What to do if it's over 
------------------------- 
If you're going to hit the wall, you should do so with three or four 
months of capital left in the bank. You should cut down to your core 
staff and tell them "we have 120 days of cash left and we're going to 
try to land the plane safely. If you want to leave at any point during 
the 120 days you'll get the reference of a lifetime from me. If you 
help us land the plane safely I think we'll all be better off because 
of it." 

Then make a plan to do one of the following: 

a) sell the business 
b) close the business 
c) sell the assets of the business 

There's a little bit of overlap up there, since sometimes you close 
the business and sell the assets, or you sell the assets and leave a 
shell behind.

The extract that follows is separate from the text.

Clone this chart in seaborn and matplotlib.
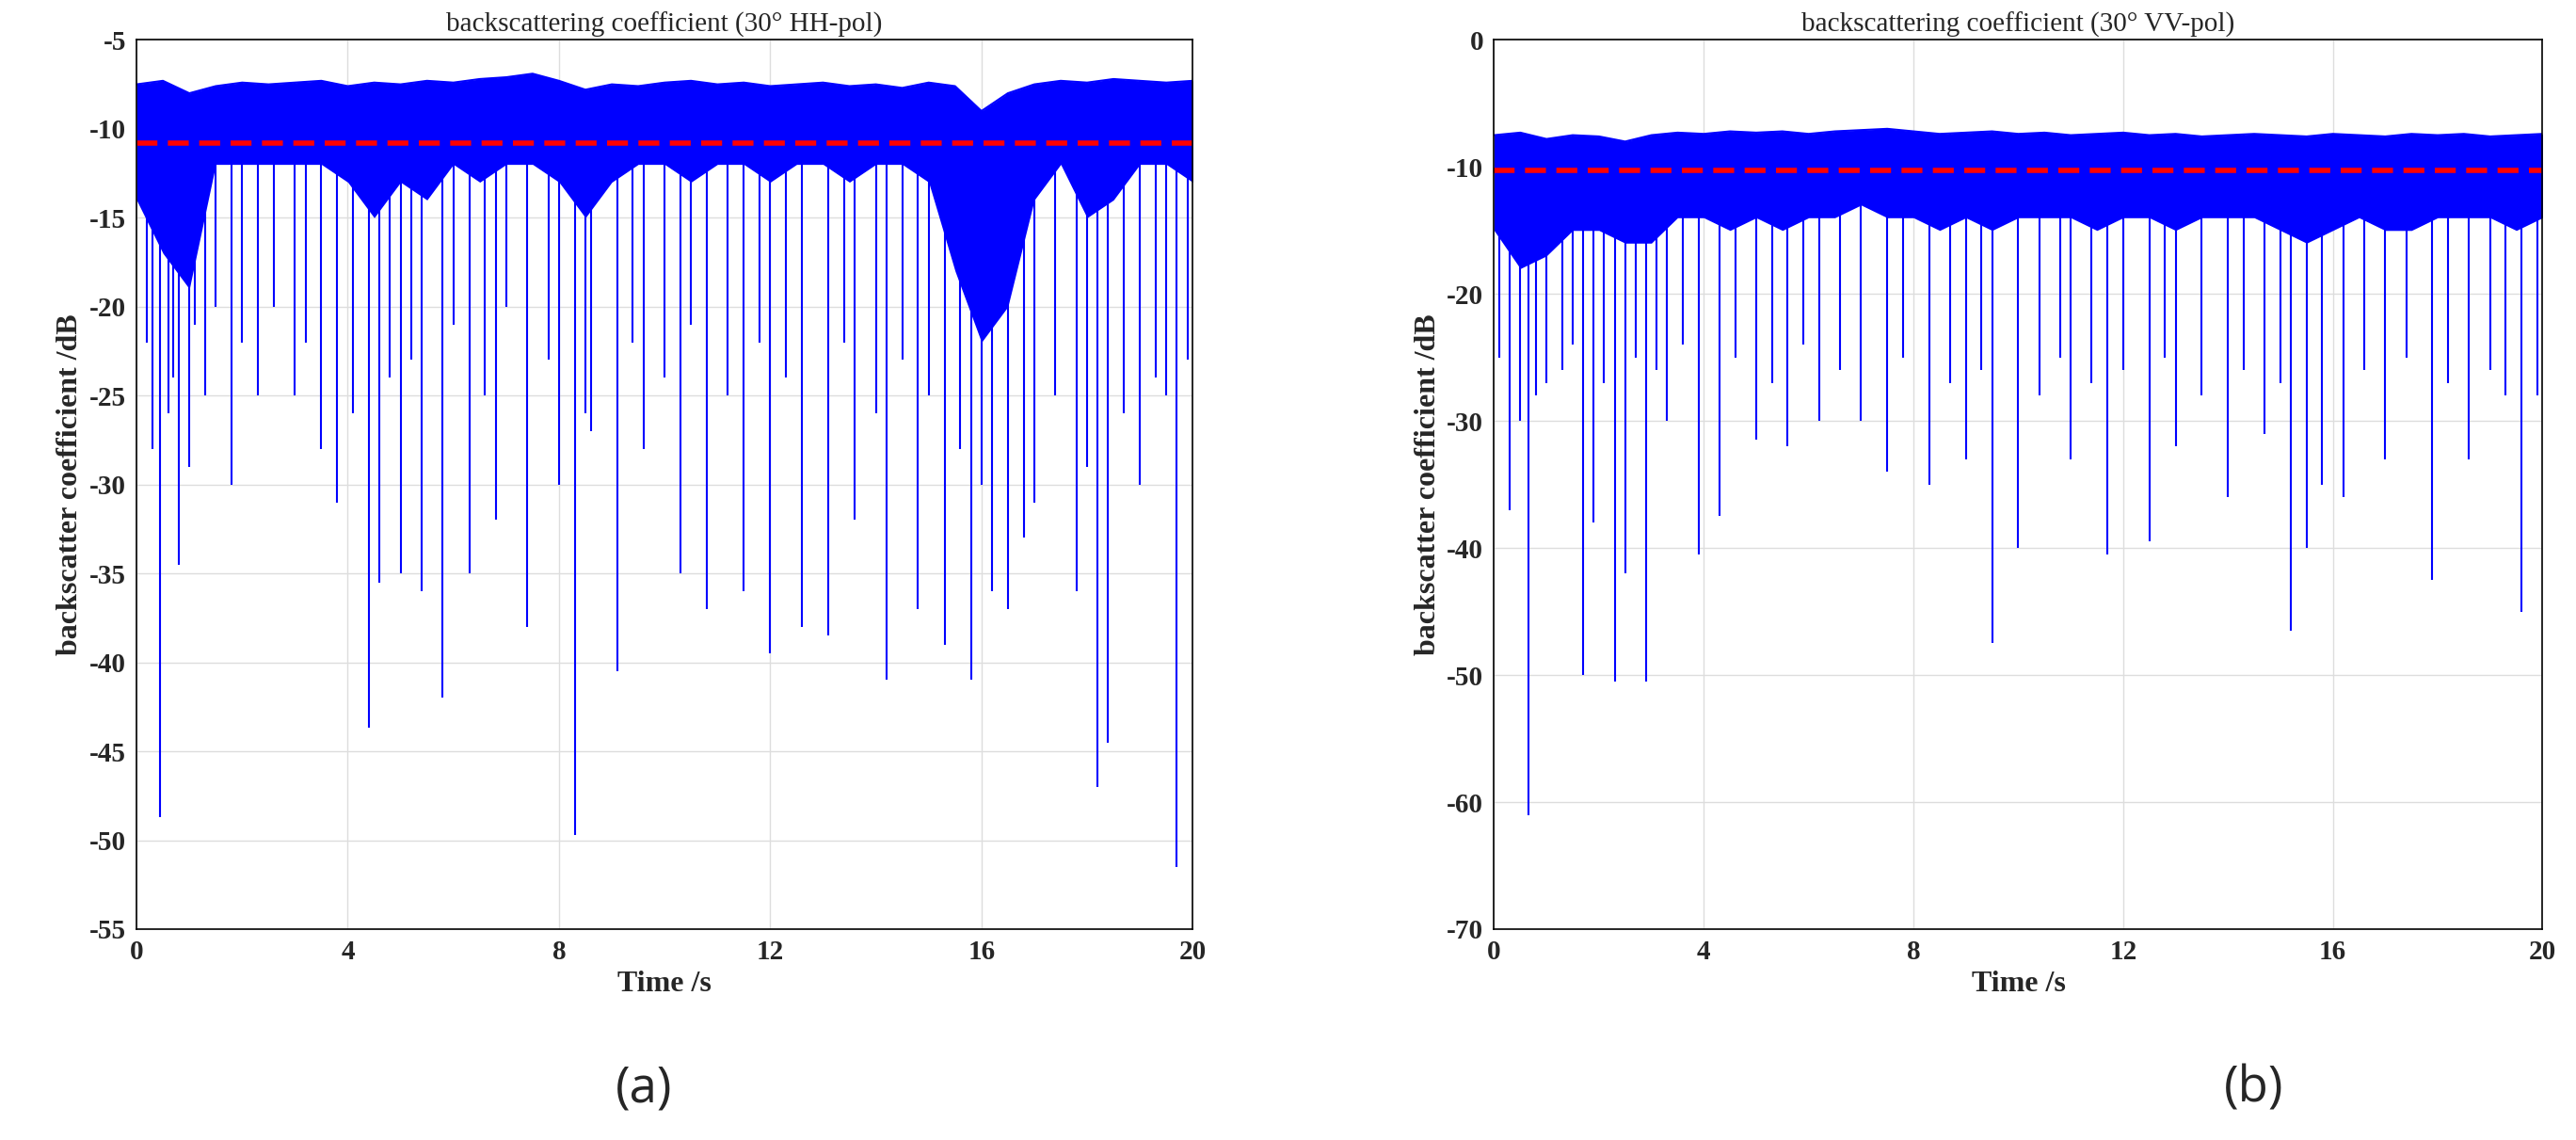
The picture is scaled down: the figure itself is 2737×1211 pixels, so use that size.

The point is, don't wait until you have a month left. Do 
it when you have 120 days left. If you signal to everyone it's over, 
you'll have done the honorable thing for your employees, by giving 
them the maximum time to have a safe landing, and for your investors, 
by allowing them to roll the business or its assets into another 
company. 

The worst thing to do is to delay this process. I've gotten down to 
this point exactly, but when I was at break-even at my first business, 
we looked for a buyer, because I didn't think we had much chance of 
making it on our own in the 2001-2002 market. I could have been wrong 
about that in retrospect, but either way, I'm glad I got out because 
it set me up for Weblogs, Inc. 

And that is the final lesson: when one door closes, three more open 
up. When you shut down your business properly, you will have a clean 
slate and renewed energy to take on your next project. You might even 
get the investors to give you the company with the 90 days worth of 
capital left to start your next project with a recapitalized 
structure. 

Remember that there is no shame in failure but there are honorable and 
dishonorable failures. If you're going to lose the game, remember that 
it's just that: a game. There will be another and another and another 
yet to play. Don't lose your cool and don't get depressed. Just get 
yourself back up, dust yourself off and get back in the game. The 
precursor to success is almost always failure.